I don't think that's what it means in context.
I think it's more saying that "the idea of little girls being perfect innocents that can be corrupted by strange queer people is weaponised against trans people, but actually nobody is "pure and innocent" the way the Right portrays it".
The argument is not "oh kids like being fondled by adults in the bathroom" but more "the idea that trans people are a threat to little girls in bathrooms is a moral panic that relies on the creation of two archetypes - that of the "scary corrupt queer deviant" on the one hand, and that of the "pure innocent child" on the other. It's a comment about how narratives are constructed, ones where children are considered "victims" by simply meeting a trans person in a bathroom because their innocence can somehow be corrupted by seeing anyone outside the norm.
As far as I'm aware, there are no cases Alok was referring to where a trans person assaulted a child in a bathroom. And yet the narrative persists.
I don't think it was worded in a good way (because you can interpret it as downplaying the severity of real abuse if the victim is not "pure", meaning no understanding of sex before the event), but as someone who was a little girl myself, who was extremely sheltered (I was homeschooled, I had no exposure to explicit material, I didn't watch TV, I only watched old movies from the 40s, nothing above a G or PG rating) I still have vivid memories of being 5, and having fantasies of a sadomasochistic nature that would give me a weird sense of pleasure. And I didn't even know what sex was at the time. I was not abused, I was not exposed to anything "kinky" and in many ways I was completely "innocent" of what sex was. I did not know how babies were made. I thought genitals were just for peeing. I didn't know what sex was until I was 10. And yet I had those thoughts.

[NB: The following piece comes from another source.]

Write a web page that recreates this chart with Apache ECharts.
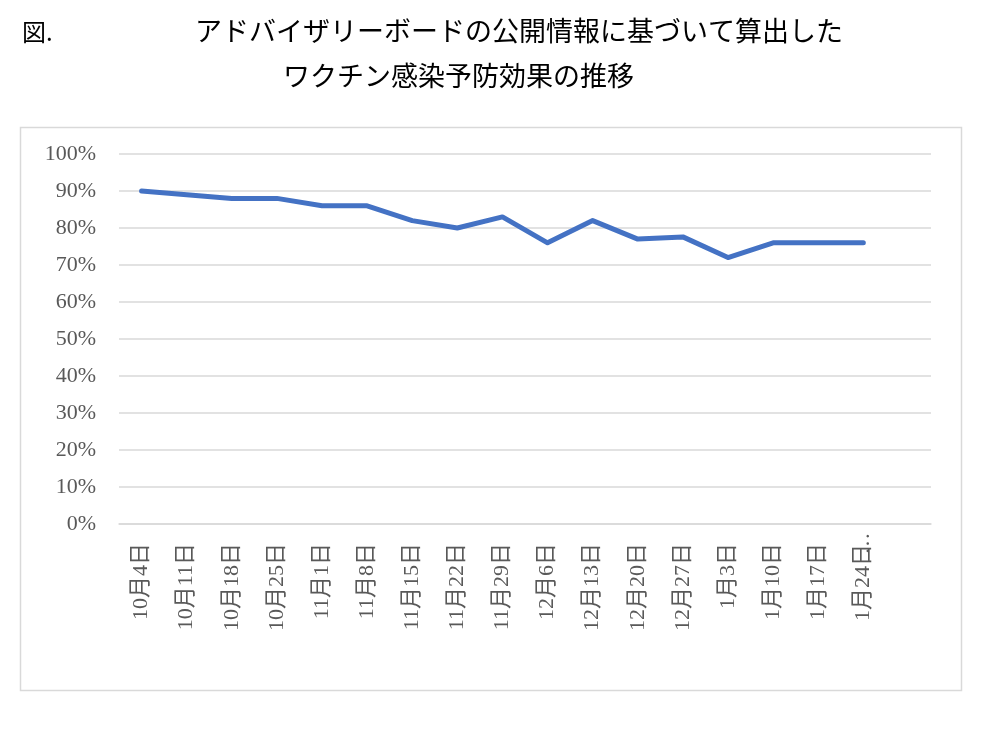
<!DOCTYPE html>
<html>
<head>
<meta charset="utf-8">
<script src="https://cdn.jsdelivr.net/npm/echarts@6/dist/echarts.min.js"></script>
<style>html,body{margin:0;padding:0;background:#fff;}#c{width:986px;height:736px;}</style>
</head>
<body>
<div id="c"></div>
<script>
const figLabel = '図.';
const titleLine1 = 'アドバイザリーボードの公開情報に基づいて算出した';
const titleLine2 = 'ワクチン感染予防効果の推移';
const categories = ['10月4日','10月11日','10月18日','10月25日','11月1日','11月8日','11月15日','11月22日','11月29日','12月6日','12月13日','12月20日','12月27日','1月3日','1月10日','1月17日','1月24日…',''];
const efficacy = [90, 89, 88, 88, 86, 86, 82, 80, 83, 76, 82, 77, 77.6, 72, 76, 76, 76];

const FONT = '"Liberation Serif","DejaVu Serif","Noto Sans CJK JP",serif';
const TFONT = '"Noto Sans CJK JP",sans-serif';
const chart = echarts.init(document.getElementById('c'), null, {renderer: 'canvas'});
chart.setOption({
  backgroundColor: '#fff',
  animation: false,
  graphic: [
    {type: 'rect', shape: {x: 20.5, y: 127.5, width: 941, height: 563}, style: {fill: 'none', stroke: '#d9d9d9', lineWidth: 1.5}, silent: true, z: -1},
    {type: 'text', left: 22, top: 20, style: {text: figLabel, font: '24px ' + TFONT, fill: '#000'}},
    {type: 'text', left: 195, top: 17, style: {text: titleLine1, font: '27px ' + TFONT, fill: '#000'}},
    {type: 'text', left: 283, top: 62, style: {text: titleLine2, font: '27px ' + TFONT, fill: '#000'}}
  ],
  grid: {left: 119, right: 55, top: 154, bottom: 212, containLabel: false},
  xAxis: {
    type: 'category',
    data: categories,
    boundaryGap: true,
    axisLine: {lineStyle: {color: '#d9d9d9', width: 1.5}},
    axisTick: {show: false},
    axisLabel: {
      interval: 0, rotate: 90, margin: 19, fontSize: 22, color: '#595959', fontFamily: FONT,
      formatter: function (v) {
        if (v.endsWith('…')) return '{a|' + v.slice(0, -1) + '}{e|…}';
        return v;
      },
      rich: {
        a: {fontSize: 22, color: '#595959', fontFamily: FONT},
        e: {fontSize: 22, color: '#595959', fontFamily: FONT, width: 1, align: 'left'}
      }
    }
  },
  yAxis: {
    type: 'value', min: 0, max: 100, interval: 10,
    axisLine: {show: false}, axisTick: {show: false},
    axisLabel: {formatter: '{value}%', fontSize: 22, color: '#595959', fontFamily: FONT, margin: 23},
    splitLine: {lineStyle: {color: '#d9d9d9', width: 1.5}}
  },
  series: [{
    type: 'line',
    data: efficacy,
    showSymbol: false,
    symbol: 'none',
    lineStyle: {color: '#4472C4', width: 5, cap: 'round', join: 'round'},
    itemStyle: {color: '#4472C4'}
  }]
});
</script>
</body>
</html>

I know I was 5 because I told my mother about them.
It now seems that "kink" is in many ways genetic. I won't go into details but let's just say I know some people in my family have the same kink.
Despite being a peaceful girl who loved flower fairies and Aesop's fables and making fantasy stories in the garden with my brothers - I also remember (with shame now) torturing bugs with sadistic glee, and playing "Aztec priest doing a sun god ritual" with my brothers.
When I was 12 I discovered how to orgasm using a tap in the bath. Again I had no exposure to porn or anything or even sex education. And yet I became obsessed with the feeling at that age and would masturbate every chance I had.
So yeah. I was an innocent, as sheltered as one can get. But I was complicated. I was kinky. It doesn't mean it would have been OK to abuse me, nothing ever justifies that.
But kids are complex and will develop their natures regardless of how you shelter them. My partner started having sex at age 7 with some other boys his age. Some were consensual and one time he was raped by a 12 year old.
Again, nothing justifies abusing kids, no adult should sexually touch a minor or groom them. That said, kids and teens are not blank slates of purity where any deviance is imposed on them from outside.
You don't have to be perfect to be a victim.
But you also aren't necessarily a victim if you're not perfect. And simply seeing a gender nonconforming or queer person is not going to make you a victim.